The central goal of the Hébert Lab is to reconstruct neocortical tissue in such a way that the activity of this new tissue can encode useful behavior to the animal. One strategy for approaching this goal is by combining a normal complement of neocortical precursor cell types for transplantation, including neuronal, glial, and vascular subtypes, and arranging the precursors in a laminar cytoarchitecture that resembles the normal developing neocortex.
Live imaging of a human neocortical neuron 2 days after transplantation into the adult mouse neocortex showing a growth cone exiting the graft and finding its way.
A key aspect to obtaining functional cortical tissue is cytoarchitecture. To minimize experimental variability, we can standardize the size of neocortical lesions with the aim of optimizing the deposition of a structured, cellularized, and vascularized bioscaffold. Within 2 weeks after transplantation, the graft is well vascularized (see below) and its neurons project and connect to normal targets, namely to the contralateral cerebral hemisphere across the corpus callosum and also down to the striatum.
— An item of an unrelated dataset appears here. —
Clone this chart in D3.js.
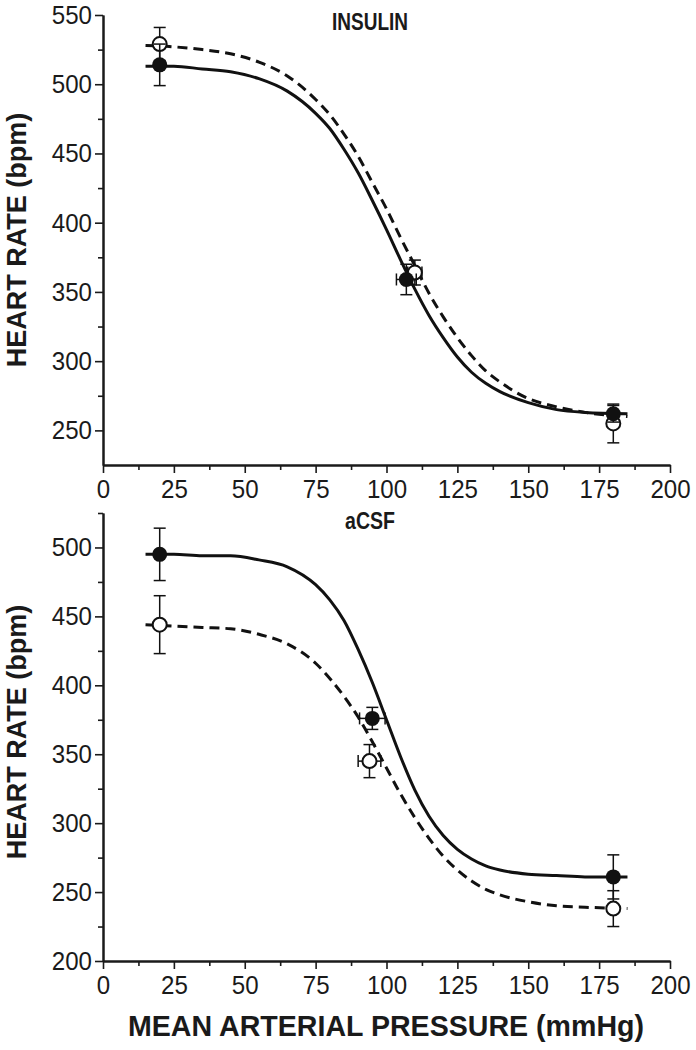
<!DOCTYPE html>
<html>
<head>
<meta charset="utf-8">
<script src="https://cdn.jsdelivr.net/npm/d3@7"></script>
<style>
  body { margin: 0; background: #fff; }
  text { font-family: "Liberation Sans", Arial, sans-serif; fill: #1a1a1a; }
</style>
</head>
<body>
<svg id="canvas"></svg>
<script>
const WIDTH = 696;
const HEIGHT = 1050;

// x positions of the fitted curves (mmHg)
const curveX = [15, 25, 35, 45, 55, 65, 75, 80, 85, 90, 95, 100, 105, 110, 115, 120, 125, 130, 135, 140, 150, 160, 170, 185];

// INSULIN panel
const insSolid = [513, 513, 511, 509, 504, 495, 479, 468, 453, 436, 416, 395, 373, 352, 333, 317, 303, 292, 284, 278, 270, 265, 263, 262];
const insDash = [528, 527, 525, 522, 516, 506, 489, 478, 464, 448, 429, 410, 389, 369, 349, 332, 317, 304, 293, 285, 273, 267, 263, 260];
const insFilledX = [20, 107, 180];
const insFilledY = [514, 359, 262];
const insFilledErrY = [15, 11, 6];
const insFilledErrX = [0, 3.5, 0];
const insOpenX = [20, 110, 180];
const insOpenY = [529, 364, 255];
const insOpenErrY = [12, 9, 14];
const insOpenErrX = [0, 2.5, 0];

// aCSF panel
const csfSolid = [495, 495, 494, 494, 491, 486, 473, 462, 447, 426, 402, 375, 348, 324, 305, 291, 281, 274, 269, 266, 263, 262, 261, 261];
const csfDash = [444, 443, 442, 441, 437, 430, 416, 405, 392, 377, 359, 340, 321, 304, 289, 276, 266, 258, 252, 248, 243, 240, 239, 238];
const csfFilledX = [20, 95, 180];
const csfFilledY = [495, 376, 261];
const csfFilledErrY = [19, 8, 16];
const csfFilledErrX = [0, 4.5, 0];
const csfOpenX = [20, 94, 180];
const csfOpenY = [444, 345, 238];
const csfOpenErrY = [21, 12, 13];
const csfOpenErrX = [0, 4, 0];

// ticks
const xTicks = [0, 25, 50, 75, 100, 125, 150, 175, 200];
const xMinor = [12.5, 37.5, 62.5, 87.5, 112.5, 137.5, 162.5, 187.5];
const insYTicks = [250, 300, 350, 400, 450, 500, 550];
const insYMinor = [275, 325, 375, 425, 475, 525];
const csfYTicks = [200, 250, 300, 350, 400, 450, 500];
const csfYMinor = [225, 275, 325, 375, 425, 475, 525];

const canvas = d3.select("#canvas").attr("width", WIDTH).attr("height", HEIGHT);

const toPoints = (xs, ys, ex, ey) => xs.map((x, i) => ({ x: x, y: ys[i], ex: ex[i], ey: ey[i] }));

const drawPanel = (opts) => {
  const xScale = d3.scaleLinear().domain([0, 200]).range([103, 670]);
  const yScale = d3.scaleLinear().domain(opts.yDomain).range(opts.yRange);
  const g = canvas.append("g");

  // axes
  g.append("g")
    .attr("transform", `translate(0, ${opts.yRange[0]})`)
    .call(d3.axisBottom(xScale).tickValues(xTicks).tickSize(8).tickSizeOuter(0).tickPadding(7));
  g.append("g")
    .attr("transform", `translate(0, ${opts.yRange[0]})`)
    .call(d3.axisBottom(xScale).tickValues(xMinor).tickSize(5).tickSizeOuter(0).tickFormat(""));

  g.append("g")
    .attr("transform", "translate(103, 0)")
    .call(d3.axisLeft(yScale).tickValues(opts.yTicks).tickSize(8).tickSizeOuter(0).tickPadding(3));
  g.append("g")
    .attr("transform", "translate(103, 0)")
    .call(d3.axisLeft(yScale).tickValues(opts.yMinor).tickSize(5).tickSizeOuter(0).tickFormat(""));

  g.selectAll(".domain").attr("stroke", "#1a1a1a").attr("stroke-width", 2);
  g.selectAll(".tick line").attr("stroke", "#1a1a1a").attr("stroke-width", 1.6);
  g.selectAll(".tick text")
    .style("font-size", "26px")
    .style("font-family", "'Liberation Sans', Arial, sans-serif")
    .attr("fill", "#1a1a1a")
    .attr("textLength", function () { return this.textContent.length * 13.4; })
    .attr("lengthAdjust", "spacingAndGlyphs");

  // y title
  g.append("text")
    .attr("transform", `translate(26, ${opts.yTitleY}) rotate(-90)`)
    .attr("text-anchor", "middle")
    .style("font-size", "27px")
    .style("font-weight", "bold")
    .text("HEART RATE (bpm)");

  // panel title
  g.append("text")
    .attr("x", 370)
    .attr("y", opts.titleY)
    .attr("text-anchor", "middle")
    .attr("textLength", opts.titleLen)
    .attr("lengthAdjust", "spacingAndGlyphs")
    .style("font-size", "23px")
    .style("font-weight", "bold")
    .text(opts.title);

  // fitted curves
  const line = d3.line()
    .x((d, i) => xScale(curveX[i]))
    .y((d) => yScale(d))
    .curve(d3.curveMonotoneX);

  g.append("path")
    .attr("d", line(opts.solid))
    .attr("fill", "none")
    .attr("stroke", "#111")
    .attr("stroke-width", 3);
  g.append("path")
    .attr("d", line(opts.dash))
    .attr("fill", "none")
    .attr("stroke", "#111")
    .attr("stroke-width", 3)
    .attr("stroke-dasharray", "10,6");

  // error bars and points
  const drawSeries = (points, filled) => {
    const cap = 6;
    points.forEach((p) => {
      const cx = xScale(p.x);
      const cy = yScale(p.y);
      const top = yScale(p.y + p.ey);
      const bot = yScale(p.y - p.ey);
      g.append("line").attr("x1", cx).attr("x2", cx).attr("y1", top).attr("y2", bot)
        .attr("stroke", "#111").attr("stroke-width", 1.5);
      g.append("line").attr("x1", cx - cap).attr("x2", cx + cap).attr("y1", top).attr("y2", top)
        .attr("stroke", "#111").attr("stroke-width", 1.5);
      g.append("line").attr("x1", cx - cap).attr("x2", cx + cap).attr("y1", bot).attr("y2", bot)
        .attr("stroke", "#111").attr("stroke-width", 1.5);
      if (p.ex > 0) {
        const left = xScale(p.x - p.ex);
        const right = xScale(p.x + p.ex);
        g.append("line").attr("x1", left).attr("x2", right).attr("y1", cy).attr("y2", cy)
          .attr("stroke", "#111").attr("stroke-width", 1.5);
        g.append("line").attr("x1", left).attr("x2", left).attr("y1", cy - cap).attr("y2", cy + cap)
          .attr("stroke", "#111").attr("stroke-width", 1.5);
        g.append("line").attr("x1", right).attr("x2", right).attr("y1", cy - cap).attr("y2", cy + cap)
          .attr("stroke", "#111").attr("stroke-width", 1.5);
      }
    });
    g.selectAll(null)
      .data(points)
      .enter()
      .append("circle")
      .attr("cx", (d) => xScale(d.x))
      .attr("cy", (d) => yScale(d.y))
      .attr("r", filled ? 7.5 : 7)
      .attr("fill", filled ? "#111" : "#fff")
      .attr("stroke", "#111")
      .attr("stroke-width", filled ? 0 : 2);
  };

  drawSeries(opts.open, false);
  drawSeries(opts.filled, true);
};

drawPanel({
  yDomain: [225, 550],
  yRange: [465, 15],
  yTicks: insYTicks,
  yMinor: insYMinor,
  yTitleY: 240,
  title: "INSULIN",
  titleY: 30,
  titleLen: 76,
  solid: insSolid,
  dash: insDash,
  filled: toPoints(insFilledX, insFilledY, insFilledErrX, insFilledErrY),
  open: toPoints(insOpenX, insOpenY, insOpenErrX, insOpenErrY),
});

drawPanel({
  yDomain: [200, 525],
  yRange: [961, 513],
  yTicks: csfYTicks,
  yMinor: csfYMinor,
  yTitleY: 732,
  title: "aCSF",
  titleY: 529,
  titleLen: 50,
  solid: csfSolid,
  dash: csfDash,
  filled: toPoints(csfFilledX, csfFilledY, csfFilledErrX, csfFilledErrY),
  open: toPoints(csfOpenX, csfOpenY, csfOpenErrX, csfOpenErrY),
});

// shared x title
canvas.append("text")
  .attr("x", 386)
  .attr("y", 1036)
  .attr("text-anchor", "middle")
  .attr("textLength", 516)
  .attr("lengthAdjust", "spacingAndGlyphs")
  .style("font-size", "30px")
  .style("font-weight", "bold")
  .text("MEAN ARTERIAL PRESSURE (mmHg)");
</script>
</body>
</html>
When vascular endothelial cells are included in the transplant cell population, they form vessels (green) and integrate with the host vasculature to circulate blood.
Live imaging of human vascular endothelial cells 30 days after transplantation (with human neuronal stem cells), showing extensive vessel formation within the graft.
We can visualize and measure blood circulation in live animals by labeling a small fraction of erythrocytes with DiO (rapidly moving green dots).
A graft whose cells are labeled with GFP (green fluorescent protein) 3 months post-transplantation, as part of a study to determine how young grafts affect the brains of old mice (>24 months), and how old brains affect young grafts.
The lab has developed a protocol that allows for a single injection of engineered microglia (small green dots) to distribute and replace their endogenous counterparts throughout large areas of cortex.